Introduction
Contemporary populism is not a cultural anomaly, but rather the political consequence of systemic insecurity. Lorenza Antonucci argues that the crisis of democracy stems from the collapse of social security. Readers will explore the mechanisms by which the workfare state replaces protection with discipline, fueling radicalization. This article explains why GDP fails to measure real social pain and how the struggle for decent work defines the future of Europe.
Insecurity as fuel for populism
Populism grows out of employment and financial insecurity, not a "revolt of the losers." Traditional indicators like GDP ignore the turmoil in workplaces, where a stable job often lacks autonomy and recognition. It is work insecurity, not cultural regression, that creates fertile ground for radicalism. When the state stops providing protection, citizens look for scapegoats among groups positioned next to or below them, a phenomenon we call horizontal populism.
Workfare and the politics of deservingness
The transition to a workfare state model signifies the privatization of risk. The state no longer protects the citizen but subjects them to a deservingness test, making support contingent upon productivity. Mainstream politics, by promoting activation instead of security, creates a vacuum. The right fills it effectively by offering welfare chauvinism—protection limited to "our own." The left loses because it demands a more intellectually challenging move from voters: identifying elites as the source of problems, rather than an easy attack on the "unproductive."
The architecture of anger and the future of Europe
Right-wing populism wins because it channels anxiety in an understandable way without questioning meritocracy.
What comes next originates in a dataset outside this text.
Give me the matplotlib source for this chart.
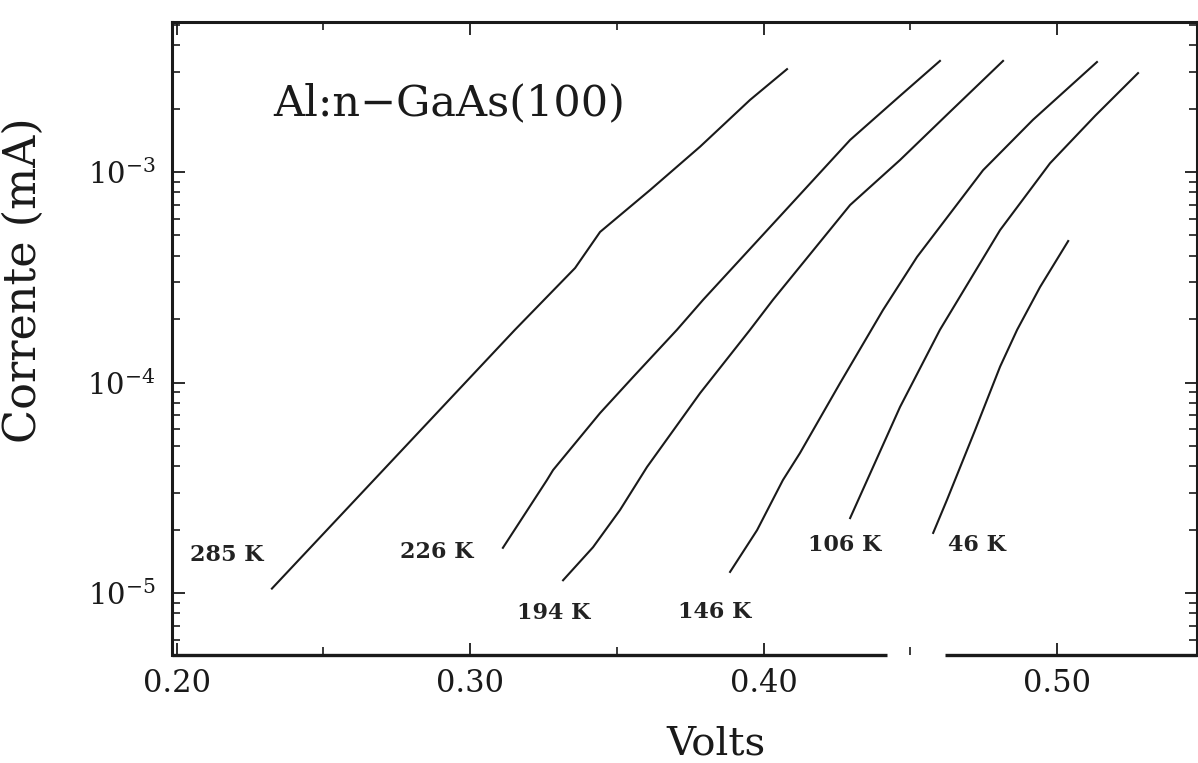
import numpy as np
import matplotlib
matplotlib.use('Agg')
import matplotlib.pyplot as plt
from matplotlib.ticker import MultipleLocator, LogLocator, NullFormatter, FormatStrFormatter

plt.rcParams['font.family'] = ['DejaVu Serif']
plt.rcParams['mathtext.fontset'] = 'dejavuserif'

# I-V curves (volts, current in mA)
v_285 = [0.2325, 0.3153, 0.3358, 0.3443, 0.3613, 0.3784, 0.3954, 0.4080]
i_285 = [1.05e-5, 1.78e-4, 3.50e-4, 5.19e-4, 8.2e-4, 1.32e-3, 2.20e-3, 3.08e-3]

v_226 = [0.3112, 0.3262, 0.3283, 0.3443, 0.3555, 0.3705, 0.3794, 0.4066, 0.4295, 0.4465, 0.4601]
i_226 = [1.64e-5, 3.44e-5, 3.84e-5, 7.16e-5, 1.06e-4, 1.78e-4, 2.47e-4, 6.38e-4, 1.42e-3, 2.30e-3, 3.37e-3]

v_194 = [0.3317, 0.3419, 0.3511, 0.3603, 0.3784, 0.3954, 0.4032, 0.4295, 0.4465, 0.4635, 0.4816]
i_194 = [1.15e-5, 1.65e-5, 2.48e-5, 3.97e-5, 8.91e-5, 1.78e-4, 2.47e-4, 6.97e-4, 1.14e-3, 1.93e-3, 3.37e-3]

v_146 = [0.3886, 0.3978, 0.4066, 0.4124, 0.4261, 0.4407, 0.4523, 0.4748, 0.4918, 0.5136]
i_146 = [1.26e-5, 1.99e-5, 3.44e-5, 4.62e-5, 9.95e-5, 2.21e-4, 3.95e-4, 1.02e-3, 1.77e-3, 3.33e-3]

v_106 = [0.4295, 0.4465, 0.4601, 0.4806, 0.4976, 0.5130, 0.5276]
i_106 = [2.27e-5, 7.65e-5, 1.78e-4, 5.30e-4, 1.10e-3, 1.85e-3, 2.95e-3]

v_46 = [0.4578, 0.4625, 0.4721, 0.4806, 0.4864, 0.4942, 0.5038]
i_46 = [1.93e-5, 2.77e-5, 5.95e-5, 1.19e-4, 1.78e-4, 2.84e-4, 4.70e-4]

curves = [(v_285, i_285), (v_226, i_226), (v_194, i_194),
          (v_146, i_146), (v_106, i_106), (v_46, i_46)]

# temperature labels and where they sit (V, mA)
temp_labels = ['285 K', '226 K', '194 K', '146 K', '106 K', '46 K']
label_v = [0.2046, 0.2761, 0.3160, 0.3709, 0.4152, 0.4629]
label_i = [1.52e-5, 1.57e-5, 8.0e-6, 8.1e-6, 1.69e-5, 1.69e-5]

fig = plt.figure(figsize=(11.98, 7.63), dpi=100)
ax = fig.add_axes([0.1436, 0.1415, 0.8556, 0.8297])

for v, i in curves:
    ax.plot(v, i, color='#1a1a1a', lw=1.5, solid_joinstyle='round')

for txt, lv, li in zip(temp_labels, label_v, label_i):
    ax.text(lv, li, txt, fontsize=16, fontweight='bold', color='#222222',
            ha='left', va='center')

ax.text(0.0985, 0.872, 'Al:n\u2212GaAs(100)', transform=ax.transAxes,
        fontsize=31, ha='left', va='center', color='#1a1a1a')

ax.set_yscale('log')
ax.set_xlim(0.19847, 0.5477)
ax.set_ylim(5.076e-6, 5.16e-3)

ax.xaxis.set_major_locator(MultipleLocator(0.1))
ax.xaxis.set_minor_locator(MultipleLocator(0.05))
ax.xaxis.set_major_formatter(FormatStrFormatter('%.2f'))
ax.yaxis.set_major_locator(LogLocator(base=10))
ax.yaxis.set_minor_locator(LogLocator(base=10, subs=np.arange(2, 10)))
ax.yaxis.set_minor_formatter(NullFormatter())

ax.tick_params(which='both', direction='in', top=True, right=True,
               color='#1a1a1a', labelcolor='#1a1a1a')
ax.tick_params(which='major', length=9, width=1.3)
ax.tick_params(which='minor', length=6, width=1.2)
ax.tick_params(axis='x', labelsize=22, pad=9)
ax.tick_params(axis='y', labelsize=21, pad=12)

for side in ['left', 'top', 'right']:
    ax.spines[side].set_linewidth(2.2)
    ax.spines[side].set_color('#1a1a1a')

# bottom spine in two pieces, as in the scan
ax.spines['bottom'].set_visible(False)
ax.plot([0, 0.698], [0, 0], transform=ax.transAxes, color='#1a1a1a',
        lw=2.4, clip_on=False, solid_capstyle='butt')
ax.plot([0.754, 1.0], [0, 0], transform=ax.transAxes, color='#1a1a1a',
        lw=2.4, clip_on=False, solid_capstyle='butt')

fig.text(716 / 1198, 1 - 744 / 763, 'Volts', fontsize=29, ha='center',
         va='center', color='#1a1a1a')
fig.text(36 / 1198, 1 - 280 / 763, 'Corrente (mA)', fontsize=32, rotation=90,
         rotation_mode='anchor', ha='center', va='baseline', color='#1a1a1a')

fig.savefig('out.png', dpi=100)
To regain its mandate, the left must stop treating a living wage as charity and start viewing it as a foundational institutional requirement. The dispute over the protection of platform workers and debt regulation is the new front line. Without reclaiming public control over risk, the European social order will remain fragile, and democracy will merely manage anger instead of extinguishing it.
Summary
Democracy is losing to a lack of courage to define material security as a non-negotiable good. If we do not stop treating citizens as resources in the service of the market, populism will continue to take its toll. Are we ready to return to a state that guarantees stability as a right, rather than a reward for market utility? The answer to this question will determine the durability of the European project.